In Memoriam: George C. Stephens

George C. Stephens

Professor George C. Stephens, alumnus and beloved professor at GWU for more than 31 years, passed away on November 2, 2009.  The following tribute appeared in GW Today.

George was a teacher who cared deeply about his students.  Academically rigorous but with an obvious concern for the individual needs of every student, George was revered by students who grew accustomed to his folksy stories and the obvious delight he took from studying the natural world and explaining relationships to his classes.  His personal warmth and sincere demeanor earned him genuine affection and respect from his classes year after year.  Nearly every fall when he taught his Structural Geology course, he would find a student or two who were generally unqualified for the subject matter at hand but who enrolled in the course simply to relish the experience of being taught by such a kindhearted and sincere instructor.  Typically, George would shepherd them along with personal attention and make sure that their academic experience was both positive and enriching.

George was an accomplished, field based geologist with a wide range of scientific interests.  His primary field of specialization was structural geology, a field to which he made important and long lasting contributions through his studies of deformation mechanisms in complexly folded and faulted Ordovician strata in Pennsylvania.  Several decades later, his work is still routinely referenced in the scientific literature as the starting point for any similar studies, which is a rarity in the present era of fast-paced, quickly-improved-upon scientific investigations.  George’s interests led him to undertake many other types of research that allowed him to apply his ample geological skills.  Among these are studies of glacial deposits in Spitsbergen and elsewhere where he and colleagues used their sleuthing skills to decipher the presence and type of mineral deposits upstream in the glacial passageways.  He also worked at the Sterling mine in New Jersey, a location famous around the world for its fluorescent minerals, striving to understand the complex structural history of the area and solve the mystery of the “missing” portion of the ore body.  In recent years, he collaborated on forensic studies, continually breaking new ground by applying his knowledge of geological materials and techniques to assist in a wide range of forensic studies.  All through his career, however, George resisted the ultraspecialization that is almost universally expected of contempoary scientists, opting instead for using his nearly limitless curiosity as a guide toward taking on the problems that his constantly inquisitive nature uncovered.
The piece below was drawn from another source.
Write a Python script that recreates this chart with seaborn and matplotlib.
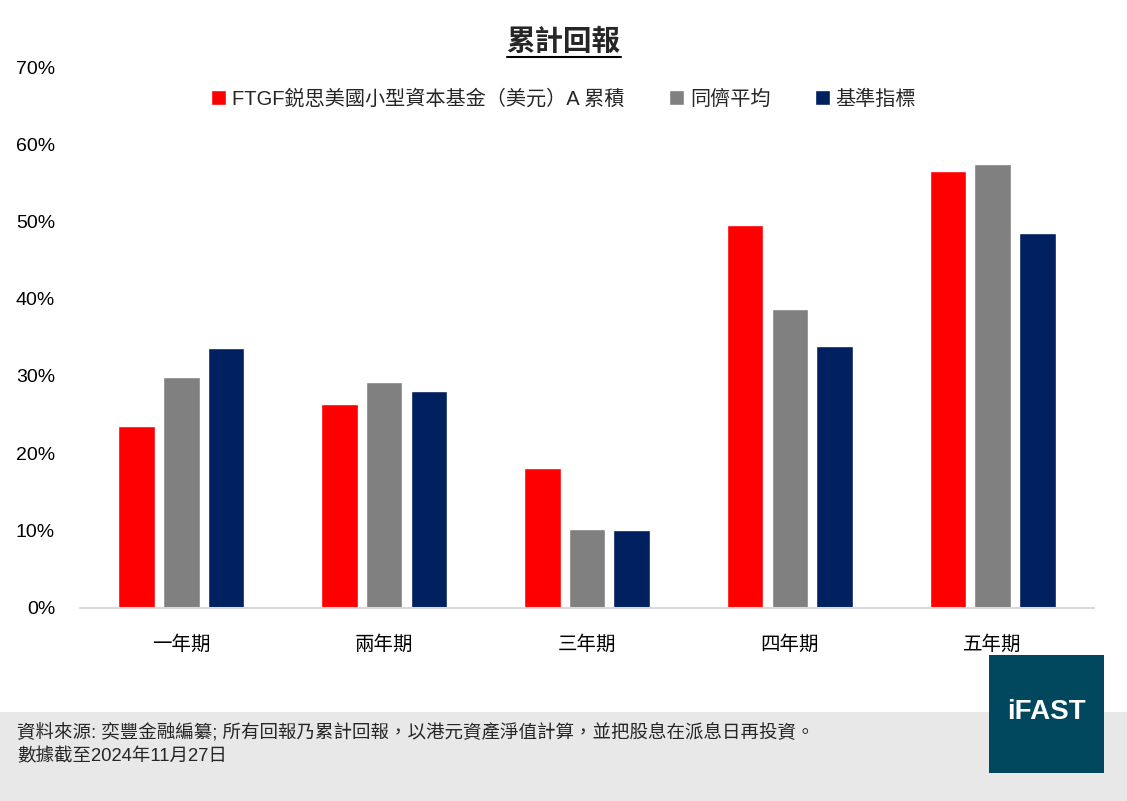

George’s wide interests also led him to forge a broad range of experiences while teaching at GWU.  He managed a scientific program at the National Science Foundation and, in addition, served as a technical reviewer and member of scientific review panels.  He created curriculum and taught hands-on exercises and field trips for science teachers from the District of Columbia system.  He was part of the first wave of faculty who recognized the importance of the Mount Vernon campus to the intellectual pulse of the University by teaching courses there many times during the first years of GWU’s integration of the facility.  He was chair for the Geology Department for nearly a decade and served as a dean in Columbian College.  More recently, he enjoyed his involvement as Deputy Director of the University Honors Program, a position in which he somehow found the time to develop new and highly innovative curriculum which he himself taught with other colleagues.

These impressive accomplishments notwithstanding, George was best known throughout his career as the person to whom students and faculty alike could go for honest conversation and good advice.  He kept the door to his office always open and welcomed visitors at any time.  When a student or faculty colleague sat in the chair next to his desk, which was the only vacant space in his office realm, they knew that they had the undivided attention of a good and thoughtful individual who would listen studiously, cogitate carefully, and offer perceptive insights in return.

For George, education of any kind was always about the people he was teaching and, for that reason, one of his most important legacies is certainly the very long list of former students who experienced the very best aspects of teaching in and out of the classroom day after day, year after year.  With self-deprecating humor and endless anecdotes about his early days in geology, meshed with his many geological accomplishments and broad background of research experiences, George was a lustrous example of both the very best kind of educator at the university level and the type of decent and honest person that every parent hopes their children will grow up to be.